Dialogue Journal:
In
Chapter Three of Janet Allen’s Reading History: A Practical Guide to
Improving Literacy the focus is the transfer of knowledge after students
read social studies text. In order to successful read social studies text
students must read, analyze the text, synthesize, apply, and extend their
learning into historical expertise. This process is necessary to demonstrate
literacy in social studies as well. In
this chapter we see some of the same discussion of historical thinking that we
discuss in our Social Studies methods class. For example when Christine’s
classroom analyzes history and how historical information is communicated from
generation to generation (Its historical thinking). However, this chapter
displayed a multitude of methods for students to retain important historical
information. The story mapping is used to outline different historical events. The
most important aspect of the story mapping was for students to list descriptive
points so that once they read over the outline it would trigger historical
thinking. This chapter is full of different outline methods but overall the
same concepts are demonstrated in each method.
In my opinion the
most important part of this chapter and as we become teachers one of the most
important aspects of teaching will be how students transfer knowledge to the
test. As I’ve been told in my CPD, test
grade will be a huge part of our evaluation process as teachers. The one thing
I agree the most with in this piece on transfer of knowledge to testing is that
as teachers we must teach students how to use text supports, how to read maps,
articles, and difficult historical terms. I loved the spotlight that was put on
teaching students to engage with the test and how to decode state test so they
can understand them better. Many students I’ve observed struggle with the
wording of State test questions.
In Chapter Four of
Janet Allen’s Reading History: A Practical Guide to Improving Literacy the
reading was relatively short. This chapter focused on the best way to read
social studies text. The quote that stuck out the most to me was, “As
reflective practitioners, we are constantly assessing the efficacy of our work
with our student in five areas: time, choice, resources, support, and
connections. We examine the needs of our students, the successes and failures
of our plans and the way we ask students to demonstrate their learning” (Pg.

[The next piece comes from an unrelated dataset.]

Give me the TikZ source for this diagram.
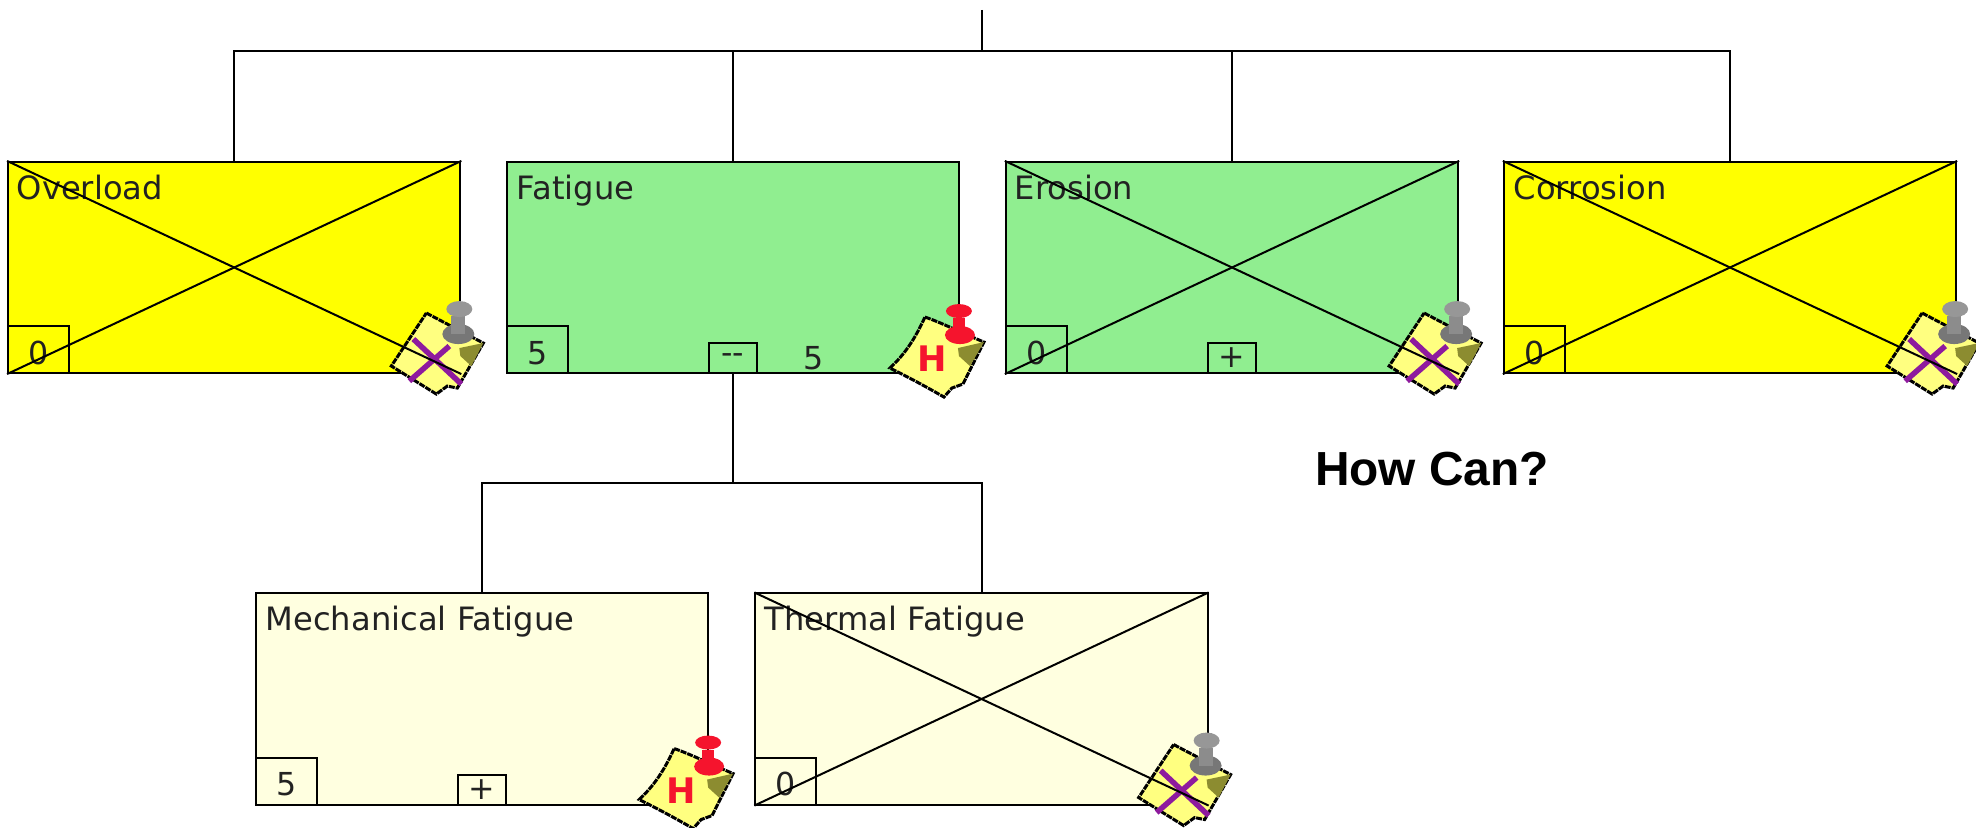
\documentclass[tikz,border=0pt]{standalone}
\usepackage{fontspec}
\setmainfont{DejaVu Sans}
\newfontfamily\howfont{Liberation Sans}
\usepackage{tikz}
\definecolor{causeyellow}{HTML}{FFFF00}
\definecolor{causegreen}{HTML}{90EE90}
\definecolor{causecream}{HTML}{FFFFE0}
\definecolor{notefill}{HTML}{FFFF80}
\definecolor{noteolive}{HTML}{8C8C30}
\definecolor{notecross}{HTML}{8E1A9E}
\definecolor{pingrey}{HTML}{8C8C8C}
\definecolor{pinred}{HTML}{F5142D}
\definecolor{inkdark}{HTML}{222222}
\tikzset{
	cause/.style={draw,line width=0.02cm,minimum width=4.52cm,minimum height=2.11cm,inner sep=0pt},
	countbox/.style={draw,line width=0.02cm,minimum width=0.61cm,minimum height=0.47cm,inner sep=0pt,anchor=south west,text=inkdark,text height=0.38cm,text depth=0.09cm,font=\fontsize{9}{9}\selectfont},
	togglebox/.style={draw,line width=0.02cm,minimum width=0.48cm,minimum height=0.30cm,inner sep=0pt,anchor=south,text=inkdark,font=\fontsize{9}{9}\selectfont},
	causename/.style={anchor=base west,inner sep=0pt,text=inkdark,font=\fontsize{9.15}{10}\selectfont},
	link/.style={line width=0.02cm},
	crossline/.style={line width=0.02cm},
	notegrey/.pic={
		\path [fill=notefill,draw,line width=0.03cm,dash pattern=on 0.06cm off 0.01cm] (-35,-61) -- (22,-31) -- (-4,14) -- (-14,12) -- (-25,20) -- (-70,-8) -- cycle;
		\fill [noteolive] (-2,-26) -- (22,-31) -- (10,-8) -- (-1,-18) -- cycle;
		\draw [notecross,line width=0.055cm] (-48,-35) -- (0,10);
		\draw [notecross,line width=0.055cm] (-12,-28) -- (-52,7);
		\fill [pingrey!85!black] (-3,-40) ellipse (16 and 10);
		\fill [pingrey] (-10,-58) rectangle (4,-40);
		\fill [pingrey!90!white] (-2,-65) ellipse (13 and 8);
	},
	notered/.pic={
		\path [fill=notefill,draw,line width=0.03cm,dash pattern=on 0.06cm off 0.01cm] (-35,-57) .. controls (-20,-52) and (0,-42) .. (24,-32) -- (3,10) -- (-8,14) -- (-16,23) .. controls (-35,12) and (-50,4) .. (-70,-6) .. controls (-55,-20) and (-45,-35) .. cycle;
		\fill [noteolive] (-2,-26) -- (24,-32) -- (10,-8) -- (-1,-18) -- cycle;
		\fill [pinred] (0,-39) ellipse (15 and 9);
		\fill [pinred] (-7,-56) rectangle (5,-39);
		\fill [pinred] (-1,-63) ellipse (13 and 7);
		\node [text=pinred,font=\fontsize{10}{10}\selectfont\bfseries] at (-28,-15) {H};
	}
}

\begin{document}
\begin{tikzpicture}[x=0.01cm,y=-0.01cm]
	\useasboundingbox (0,0) rectangle (1976,828);
	% boxes of the top row
	\node [cause,fill=causeyellow] (Overload) at (234.2,267.5) {};
	\node [cause,fill=causegreen] (Fatigue) at (732.8,267.5) {};
	\node [cause,fill=causegreen] (Erosion) at (1232,267.5) {};
	\node [cause,fill=causeyellow] (Corrosion) at (1730,267.5) {};
	% boxes of the lower row
	\node [cause,fill=causecream] (Mechanical) at (482,699) {};
	\node [cause,fill=causecream] (Thermal) at (981.5,699) {};

	\node [togglebox] (FatigueToggle) at (Fatigue.south) {{-}{-}};
	\node [togglebox] (ErosionToggle) at (Erosion.south) {+};
	\node [togglebox] (MechanicalToggle) at (Mechanical.south) {+};

	% tree lines
	\coordinate (Top) at (982,10);
	\coordinate (TopBus) at (982,51);
	\coordinate (LowBus) at (732.8,483);
	\draw [link] (Top) -- (TopBus);
	\draw [link] (TopBus) -| (Overload.north);
	\draw [link] (TopBus) -| (Fatigue.north);
	\draw [link] (TopBus) -| (Erosion.north);
	\draw [link] (TopBus) -| (Corrosion.north);
	\draw [link] (FatigueToggle.south) -- (LowBus);
	\draw [link] (LowBus) -| (Mechanical.north);
	\draw [link] (LowBus) -| (Thermal.north);

	\node [causename] (OverloadName) at (16,199.5) {Overload};
	\node [causename] (FatigueName) at (516,199.5) {Fatigue};
	\node [causename] (ErosionName) at (1014,199.5) {Erosion};
	\node [causename] (CorrosionName) at (1513,199.5) {Corrosion};
	\node [causename] (MechanicalName) at (265,630.5) {Mechanical Fatigue};
	\node [causename] (ThermalName) at (764,630.5) {Thermal Fatigue};

	\node [countbox] (OverloadCount) at (Overload.south west) {0};
	\node [countbox] (FatigueCount) at (Fatigue.south west) {5};
	\node [countbox] (ErosionCount) at (Erosion.south west) {0};
	\node [countbox] (CorrosionCount) at (Corrosion.south west) {0};
	\node [countbox] (MechanicalCount) at (Mechanical.south west) {5};
	\node [countbox] (ThermalCount) at (Thermal.south west) {0};
	\node [font=\fontsize{9}{9}\selectfont,text=inkdark,inner sep=0pt] (FatigueSum) at (814,358) {5};

	\path (Overload.south east) pic {notegrey};
	\path (Fatigue.south east) pic {notered};
	\path (Erosion.south east) pic {notegrey};
	\path (Corrosion.south east) pic {notegrey};
	\path (Mechanical.south east) pic {notered};
	\path (Thermal.south east) pic {notegrey};

	% crossed out boxes
	\draw [crossline] (Overload.north west) -- (Overload.south east);
	\draw [crossline] (Overload.south west) -- (Overload.north east);
	\draw [crossline] (Erosion.north west) -- (Erosion.south east);
	\draw [crossline] (Erosion.south west) -- (Erosion.north east);
	\draw [crossline] (Corrosion.north west) -- (Corrosion.south east);
	\draw [crossline] (Corrosion.south west) -- (Corrosion.north east);
	\draw [crossline] (Thermal.north west) -- (Thermal.south east);
	\draw [crossline] (Thermal.south west) -- (Thermal.north east);

	\node [font=\howfont\bfseries\fontsize{13.6}{14}\selectfont,inner sep=0pt] (HowCan) at (1432,469) {How Can?};
\end{tikzpicture}
\end{document}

95). I couldn’t agree more with this statement, I think this is the basis of
teaching to a high degree and it’s a huge part of our job description. I would
like to see everyone else’s response to this quote. Agree or disagree and
why? Is constant revision and critiquing
of our lessons realistic? Will there ever be a perfect lesson plan or a perfect
method of teaching student? Will we ever get the results we are shooting
for?
I hope you got some answers to the good questions you posed. I think decoding a state test has merits but not because it is part of teachers' evaluations. It has to be because we think it has merit that students break that code. If we are reflective practitioners - as your quote suggests - and we consider the needs of our students, then we ought to give them those skills for THEM, not for US.